BEGIN Supplied information

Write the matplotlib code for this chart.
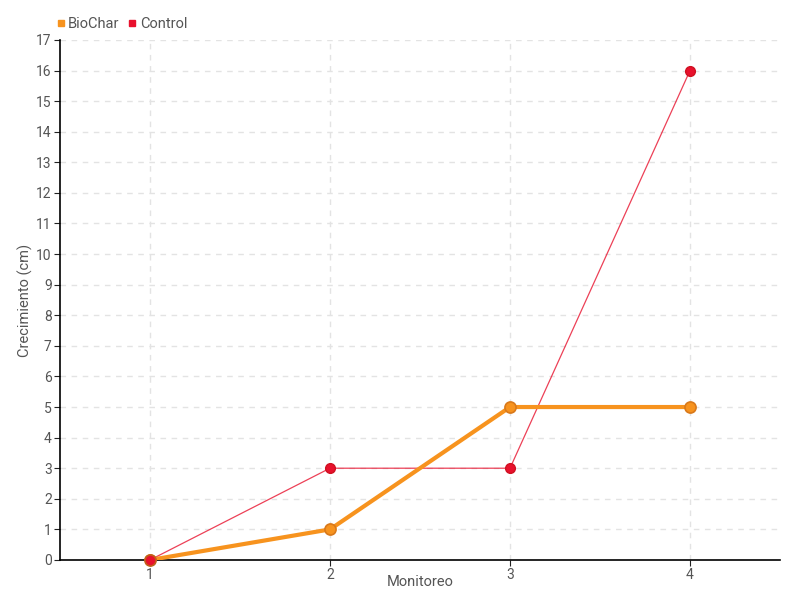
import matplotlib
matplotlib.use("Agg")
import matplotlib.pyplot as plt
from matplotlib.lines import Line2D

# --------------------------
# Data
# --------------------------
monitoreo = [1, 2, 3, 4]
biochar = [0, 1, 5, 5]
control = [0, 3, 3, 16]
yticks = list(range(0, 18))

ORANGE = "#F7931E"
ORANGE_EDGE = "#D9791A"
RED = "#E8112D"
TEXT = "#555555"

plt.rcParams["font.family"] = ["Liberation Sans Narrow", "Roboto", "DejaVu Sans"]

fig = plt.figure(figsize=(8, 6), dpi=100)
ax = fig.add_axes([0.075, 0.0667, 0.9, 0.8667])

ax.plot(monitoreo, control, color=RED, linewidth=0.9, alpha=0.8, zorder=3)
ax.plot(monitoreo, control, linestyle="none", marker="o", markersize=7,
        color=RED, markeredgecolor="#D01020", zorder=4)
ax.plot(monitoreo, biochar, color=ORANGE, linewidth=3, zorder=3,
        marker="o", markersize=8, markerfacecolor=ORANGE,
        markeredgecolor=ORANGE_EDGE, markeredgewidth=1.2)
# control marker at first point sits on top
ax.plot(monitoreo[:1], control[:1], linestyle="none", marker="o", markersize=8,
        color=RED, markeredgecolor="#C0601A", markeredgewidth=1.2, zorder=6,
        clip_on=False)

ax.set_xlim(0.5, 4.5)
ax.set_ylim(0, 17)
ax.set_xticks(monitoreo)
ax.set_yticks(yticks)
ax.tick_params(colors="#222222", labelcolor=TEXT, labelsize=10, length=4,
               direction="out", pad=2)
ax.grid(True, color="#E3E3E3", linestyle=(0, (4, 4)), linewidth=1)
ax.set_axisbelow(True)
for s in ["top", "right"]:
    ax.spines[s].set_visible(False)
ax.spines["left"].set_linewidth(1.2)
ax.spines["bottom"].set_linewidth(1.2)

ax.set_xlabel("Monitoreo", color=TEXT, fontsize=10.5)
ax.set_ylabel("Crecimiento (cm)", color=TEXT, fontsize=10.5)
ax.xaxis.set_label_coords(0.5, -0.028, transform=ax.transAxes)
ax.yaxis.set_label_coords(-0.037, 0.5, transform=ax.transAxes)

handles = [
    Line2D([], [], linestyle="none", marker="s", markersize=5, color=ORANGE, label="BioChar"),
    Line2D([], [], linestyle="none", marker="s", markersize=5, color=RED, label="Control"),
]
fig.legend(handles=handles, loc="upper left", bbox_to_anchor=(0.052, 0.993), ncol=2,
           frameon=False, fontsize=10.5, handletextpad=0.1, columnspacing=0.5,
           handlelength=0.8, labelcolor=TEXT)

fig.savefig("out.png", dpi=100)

END Supplied information

=== Given instruction ===
Return the material line for line, from its beginning to the line that contains "from matplotlib.lines import Line2D", with the pictures left out.

=== Finished answer ===
Write the matplotlib code for this chart.
import matplotlib
matplotlib.use("Agg")
import matplotlib.pyplot as plt
from matplotlib.lines import Line2D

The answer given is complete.